19. French Bob with a Deep Side Part and Volume
A deep side part turns the French bob into something with more lift and more drama. The crown gets height, the front swoops across the forehead, and the overall shape feels fuller on top.
Compared with a center part, this version can be a better fit for flat hair or hair that loses shape by midday. The part gives the roots a chance to stand up, especially if you set them with mousse and a quick blast of heat. The bob itself can stay chin-length or slightly shorter, but the volume changes the mood completely.
Who It Flatters
It’s especially nice for longer faces because the lifted crown balances the length. It also works for anyone who likes a little Old Hollywood energy without the full styling effort of a big blowout. The shape is polished, but it still has that French bob ease through the ends.

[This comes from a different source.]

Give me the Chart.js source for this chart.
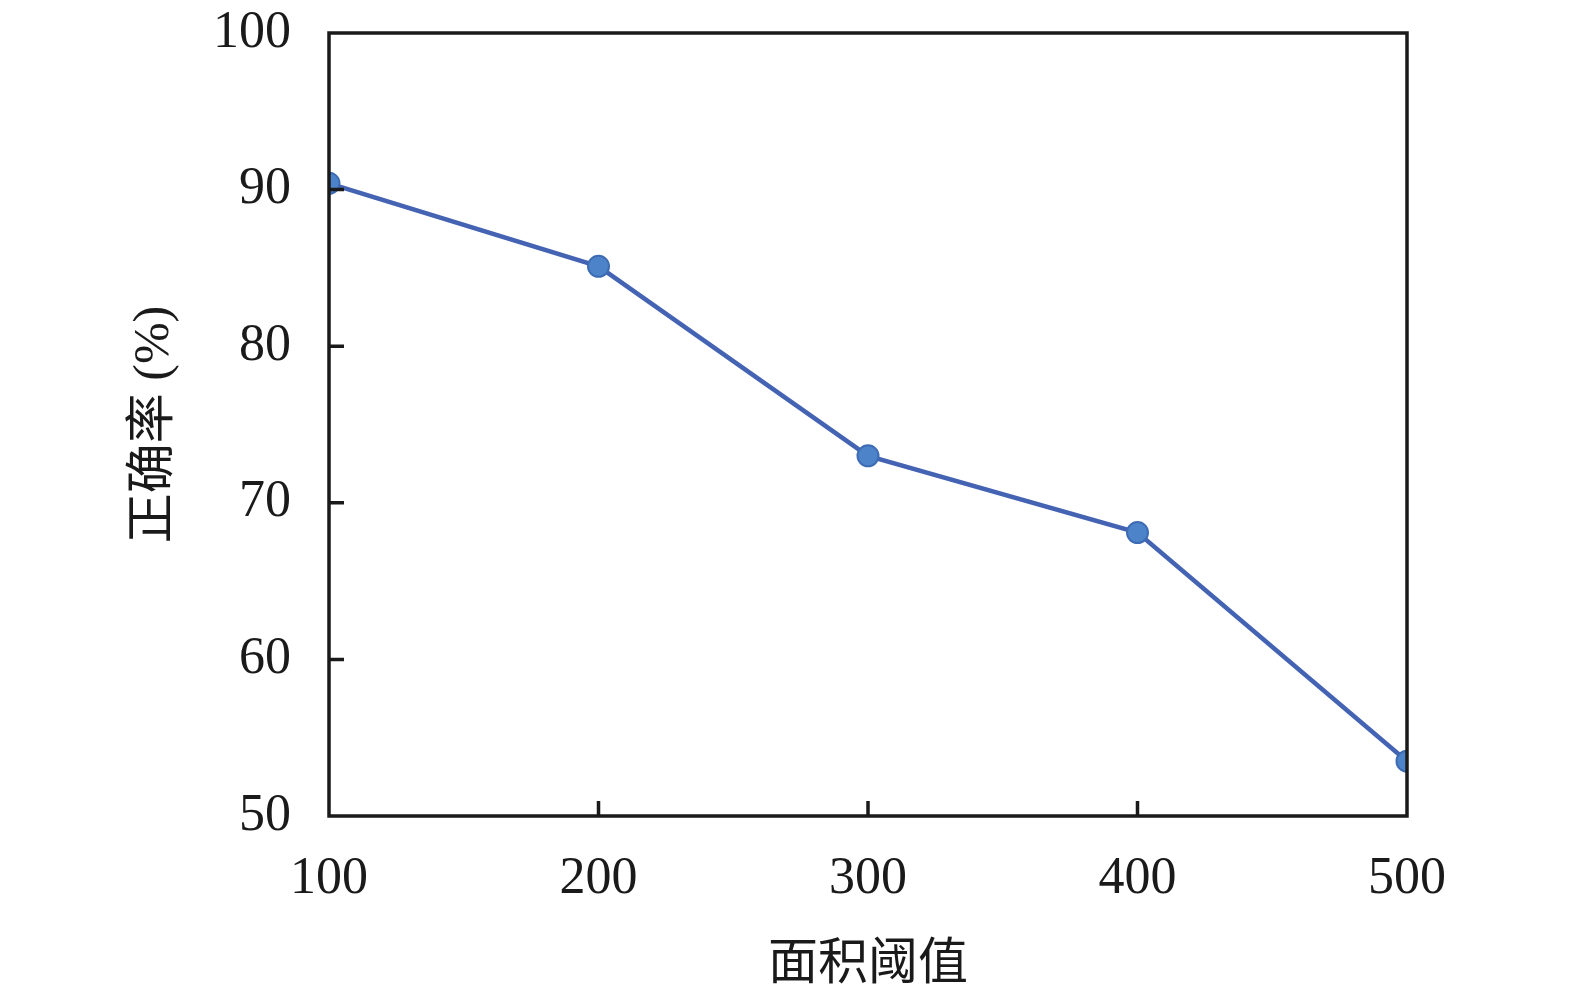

I’d use this one for dinners, events, or any day you want your hair to look a little more dressed up without adding extra length.
20. Soft-Grow-Out French Bob
The soft-grow-out French bob is the one I recommend to people who want the cut to live with them, not against them. It keeps the short-bob shape at the front, softens the nape, and lets the fringe or front pieces move a little longer so the whole thing grows gracefully.
That matters more than it sounds. A lot of short cuts look fantastic for six weeks and then fall apart. This version is built to keep working as it grows. The ends stay neat, the outline stays readable, and you can still tuck it, wave it, or leave it loose on a rushed morning.
A tiny bit of softness at the hairline helps here. So does a cut that respects your natural part and the way your hair bends when it dries. If the shape already works with your texture, the grow-out phase feels less like a problem and more like part of the style. That’s usually the sweet spot with a French bob anyway — clean enough to look intentional, easy enough to wear when you’ve got better things to do.